OK Michal, you've got me thinking when you referred to the out of range controllers.
I've figured something out, that may not be very elegant but could work.
In my test scene I've created a large rectangle and measured this. On one linear array, I've followed your suggestion to animate the padding start, so over lets say 2000 frames this value is equal to the length of the spline. In the sequence operator, I've set the value of 'box' to occupy the distance of the spline, with a suitable padding value. As you know, the boxes travel along the spline, but as we're animating the 'start' of the array, there is no boxes behind it. And I want a continuous, looping array, no gaps in the train.
So I copied the RC array into a new one, set it to reverse, and inverted the keys for the padding values, so 0 is at the end, and the length of the spline value is now at the start. Beginning to look promising.

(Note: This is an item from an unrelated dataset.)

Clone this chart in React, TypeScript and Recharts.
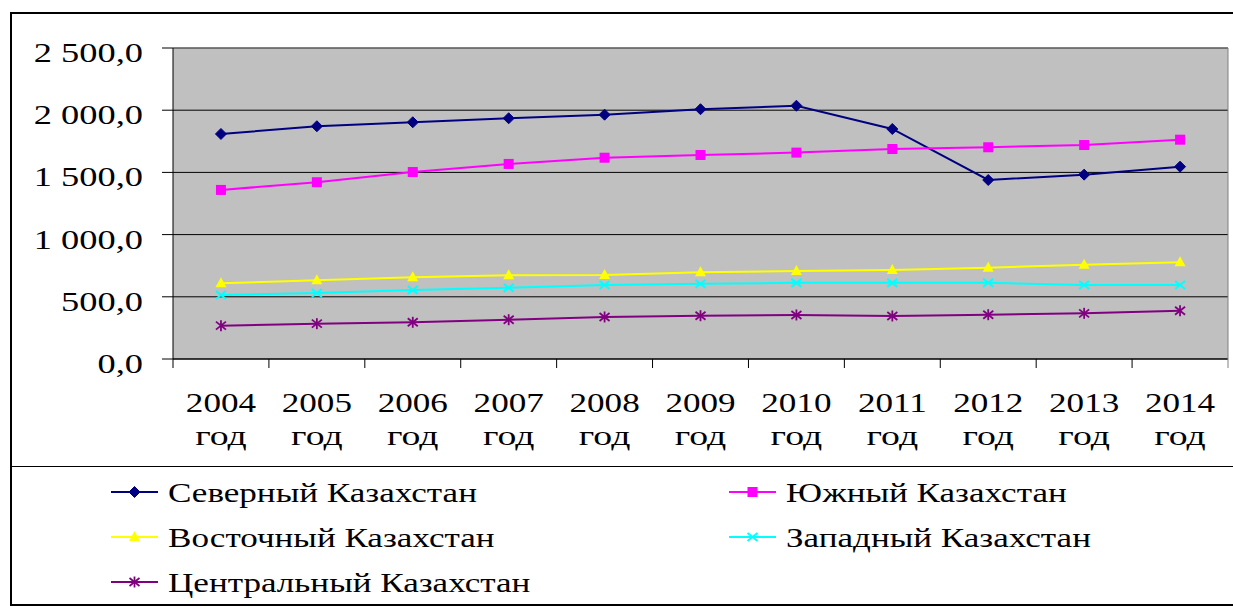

There are two issues doing this, the most obvious is in the first image, the reversed generator (in white) is offset and overlapping the non-reversed. I tried adjusting the keys in the curve editor, bumping it along to snuggle up behind, but this then means that the reversed one is out of synch, and pauses before a few frames before the final keyframe. I could live with a gap in the train, and I could clip the overlap or keep it all off camera, not ideal though.

Either way, I run into another problem and it's because I've added random rotation, which it will need. At the end of the loop, the boxes between loop 1 and the next, are out.

I may be able to work with this with some careful clipping, and some careful camera pointing and not rendering anything over the loop change, but it's not ideal, and if you are able to elaborate on this any further I'd appreciate it.
Ultimately I have to populate this with zillions of boxes on various splines. As with most of my models, Railclone has been used extensively to build this.